Избранное (Замятин) - страница 19

Первые два кита Замятина — язык и образ — плыли из морей Лескова и Ремизова, что в значительной степени предрешало его судьбу — трагическую судьбу писателя, как Ремизов, навсегда отдавшегося сражениям с мельницами стиля. Молодой не только по годам, но и по литературному возрасту — моложе символистов — по самому духу своему гораздо более революционный, чем они, и такой же, как они, принципиальный по художественным целям, Замятин вдруг высказывал взгляды, роднившие его с консерваторами, с теми духами молчания, которые прятались от гражданской войны в пещерах. Он убедил себя и убеждал других, что вынужден молчать, потому что ему не позволено быть Свифтом, или Анатолем Франсом, или Аристофаном. А он был превосходным бытовиком, его пристрастие к сатире было запущенной болезнью, и, если бы он дал волю тому, чем его щедро наделила родная тамбовская Лебедянь, и сдержал бы то, что благоприобрел от далекого Лондона, он поборол бы и другую свою болезнь — формальную изысканность, таящую в себе угрозу бесплодия. Он обладал такими совершенствами художника, которые возводили его высоко.
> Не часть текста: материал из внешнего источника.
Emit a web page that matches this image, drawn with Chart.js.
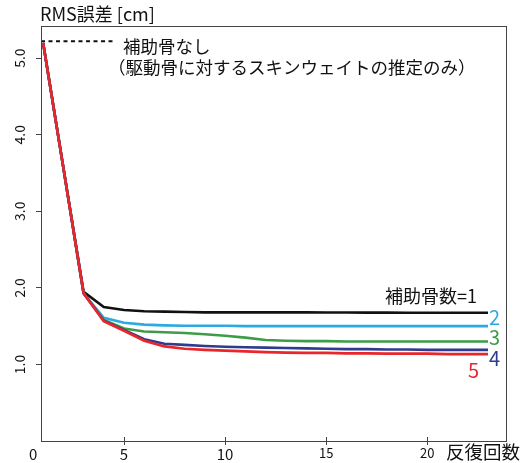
<!DOCTYPE html>
<html>
<head>
<meta charset="utf-8">
<script src="https://cdn.jsdelivr.net/npm/chart.js@4/dist/chart.umd.min.js"></script>
<style>
  html, body { margin: 0; padding: 0; background: #fff; }
  #wrap { width: 528px; height: 463px; }
</style>
</head>
<body>
<div id="wrap"><canvas id="chart"></canvas></div>
<script>
// Data
const iterations = [1, 2, 3, 4, 5, 6, 7, 8, 9, 10, 11, 12, 13, 14, 15, 16, 17, 18, 19, 20, 21, 22, 23];
const aux1 = [5.2, 3.57, 1.95, 1.75, 1.71, 1.695, 1.69, 1.685, 1.68, 1.68, 1.68, 1.68, 1.68, 1.68, 1.678, 1.678, 1.676, 1.676, 1.675, 1.675, 1.675, 1.675, 1.675];
const aux2 = [5.2, 3.57, 1.93, 1.61, 1.545, 1.52, 1.51, 1.505, 1.505, 1.505, 1.50, 1.50, 1.50, 1.50, 1.50, 1.50, 1.50, 1.50, 1.50, 1.50, 1.50, 1.50, 1.50];
const aux3 = [5.2, 3.57, 1.93, 1.58, 1.47, 1.43, 1.42, 1.41, 1.395, 1.375, 1.35, 1.32, 1.31, 1.305, 1.305, 1.30, 1.30, 1.30, 1.30, 1.30, 1.30, 1.30, 1.30];
const aux4 = [5.2, 3.57, 1.93, 1.57, 1.45, 1.33, 1.27, 1.255, 1.24, 1.23, 1.225, 1.22, 1.215, 1.21, 1.205, 1.20, 1.20, 1.195, 1.195, 1.19, 1.19, 1.19, 1.19];
const aux5 = [5.2, 3.57, 1.93, 1.565, 1.44, 1.31, 1.235, 1.205, 1.19, 1.18, 1.17, 1.16, 1.155, 1.15, 1.15, 1.145, 1.145, 1.14, 1.14, 1.14, 1.135, 1.135, 1.135];
const noAuxValue = 5.22;
const xTicks = [5, 10, 15, 20];
const yTicks = [1, 2, 3, 4, 5];
const yTickLabels = ['1.0', '2.0', '3.0', '4.0', '5.0'];

const FONT = '"Noto Sans CJK JP", "Noto Sans", sans-serif';
const AXIS = '#444';

const toPoints = arr => arr.map((v, i) => ({ x: iterations[i], y: v }));

function line(data, color, width) {
    return {
        data: toPoints(data),
        borderColor: color,
        borderWidth: width,
        pointRadius: 0,
        tension: 0,
        fill: false
    };
}

// text labels and frame
const decor = {
    id: 'decor',
    afterDraw(chart) {
        const ctx = chart.ctx;
        const a = chart.chartArea;
        const y = chart.scales.y;
        const x = chart.scales.x;
        ctx.save();
        ctx.strokeStyle = AXIS;
        ctx.lineWidth = 1;
        ctx.strokeRect(a.left + 0.5, a.top + 0.5, a.right - a.left, a.bottom - a.top);

        // small inner part of the x ticks
        ctx.beginPath();
        xTicks.forEach(v => {
            const px = Math.round(x.getPixelForValue(v)) + 0.5;
            ctx.moveTo(px, a.bottom);
            ctx.lineTo(px, a.bottom - 4);
        });
        ctx.stroke();

        // rotated y tick labels
        ctx.fillStyle = '#111';
        ctx.font = '14px ' + FONT;
        ctx.textAlign = 'center';
        ctx.textBaseline = 'middle';
        yTicks.forEach((v, i) => {
            ctx.save();
            ctx.translate(20, y.getPixelForValue(v));
            ctx.rotate(-Math.PI / 2);
            ctx.fillText(yTickLabels[i], 0, 0);
            ctx.restore();
        });

        ctx.textAlign = 'left';
        ctx.font = '15px ' + FONT;
        ctx.fillText('0', 29, 454);

        ctx.font = '18.5px ' + FONT;
        ctx.fillText('反復回数', 446, 452);

        ctx.font = '18px ' + FONT;
        ctx.fillText('RMS誤差 [cm]', 40, 14);

        ctx.font = '17.5px ' + FONT;
        ctx.fillText('補助骨なし', 123, 46);
        ctx.fillText('（駆動骨に対するスキンウェイトの推定のみ）', 108, 67);

        ctx.font = '18px ' + FONT;
        ctx.fillText('補助骨数=1', 385, 296);

        ctx.font = '20px ' + FONT;
        ctx.fillStyle = '#2ea9e0';
        ctx.fillText('2', 489, 317);
        ctx.fillStyle = '#3d9c47';
        ctx.fillText('3', 489, 337);
        ctx.fillStyle = '#2e3b8e';
        ctx.fillText('4', 489, 358);
        ctx.fillStyle = '#e8262b';
        ctx.fillText('5', 468, 370);
        ctx.restore();
    }
};

new Chart(document.getElementById('chart'), {
    type: 'line',
    data: {
        datasets: [
            line(aux5, '#e8262b', 2.7),
            line(aux4, '#2e3b8e', 2.6),
            line(aux3, '#3d9c47', 2.6),
            line(aux2, '#2ea9e0', 2.6),
            line(aux1, '#111', 2.6),
            {
                data: [{ x: 0.895, y: noAuxValue }, { x: 4.45, y: noAuxValue }],
                borderColor: '#111',
                borderWidth: 2,
                borderDash: [4, 3.5],
                pointRadius: 0
            }
        ]
    },
    options: {
        responsive: true,
        maintainAspectRatio: false,
        animation: false,
        layout: { padding: { left: 0, top: 26, right: 22, bottom: 0 } },
        plugins: {
            legend: { display: false },
            tooltip: { enabled: false }
        },
        scales: {
            x: {
                type: 'linear',
                min: 0.895,
                max: 23.89,
                afterBuildTicks: s => { s.ticks = xTicks.map(v => ({ value: v })); },
                afterFit: s => { s.height = 22; },
                grid: { drawOnChartArea: false, drawTicks: true, tickLength: 4, color: AXIS },
                border: { color: AXIS },
                ticks: {
                    color: '#111',
                    padding: 0,
                    maxRotation: 0,
                    font: c => ({ family: FONT, size: c.tick && c.tick.value >= 15 ? 13 : 15 })
                }
            },
            y: {
                min: 0,
                max: 5.42,
                afterBuildTicks: s => { s.ticks = yTicks.map(v => ({ value: v })); },
                afterFit: s => { s.width = 41; },
                grid: { drawOnChartArea: false, drawTicks: true, tickLength: 5, color: AXIS },
                border: { color: AXIS },
                ticks: { display: false }
            }
        }
    },
    plugins: [decor]
});
</script>
</body>
</html>
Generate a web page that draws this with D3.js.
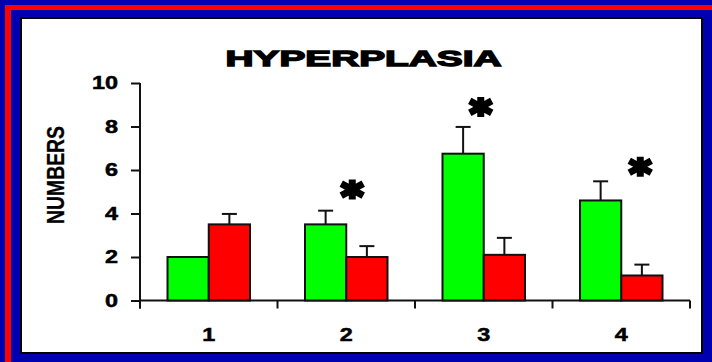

Но инженерия его вещей просвечивалась сквозь замысел, как ребра человека на рентгеновском экране… Чтобы стать на высшую писательскую ступень, ему недоставало, может быть, только простоты»[19].

Это свидетельство ученика Замятина по содружеству «Серапионовы братья», который стал одним из виднейших мастеров советской литературы, доброжелательно и объективно дает портрет автора «Уездного», «Островитян», «Руси».

8

В 20-е годы Замятин продолжал активно работать в литературе, создавая новые заметные произведения. Таковы рассказ о русском Севере «Ёла» (1928), социально-психологическая, с изломами, «достоевщинкой» любовная драма «Наводнение» <1930> или законченная позднее (1935), но начатая в 1928 году повесть о позднем, гибнущем Риме «Бич Божий», написанная, кажется, на пределе исторической достоверности и стилистической виртуозности. Кроме испытанного жанра прозы, писатель обращается теперь к стихии драматургии, театра. Его шуточно-народное действо «Блоха», созданное по мотивам Лескова, раскрыло новые грани замятинского языкового богатства. Декорации к постановке были созданы замечательным русским художником Б. М. Кустодиевым. Поставленная в Художественном театре и ленинградском Большом драматическом театре в 1925 году пьеса имела триумфальный успех.

Мысль о России, ее истоках, ее «корневых» характерах, не отпускавшая Замятина при работе над «Блохой», просвечивает и в другой его вещи, как мы помним, созданной тоже при участии Кустодиева, — рассказе 1923 года «Русь». Это литая, звонкая проза-песня, которая учит нас любить свою землю: «Может, распашут тут неоглядные нивы, выколосится небывалая какая-нибудь пшеница, и бритые арканзасцы будут прикидывать на ладони тяжелые, как золото, зерна; может, вырастет город — звонкий, бегучий, каменный, хрустальный, железный — и со всего света, через моря и горы будут, жужжа, слетаться сюда крылатые люди. Но не будет уже бора, синей зимней тишины и золотой летней, и только сказочники, с пестрым узорочьем присловий, расскажут о бывалом, о волках, о медведях, о важных зеленошубых дедах, о Руси, расскажут для нас, кто десять лет — сто лет — назад еще видел все это своими глазами, и для тех, крылатых, что через сто лет придут слушать и дивиться всему этому, как сказке». Нет, не брюзжащим, скептически настроенным интеллигентом, а художником-патриотом, влюбленным в свой край — его прошлое и его будущее, — видится здесь Евгений Замятин.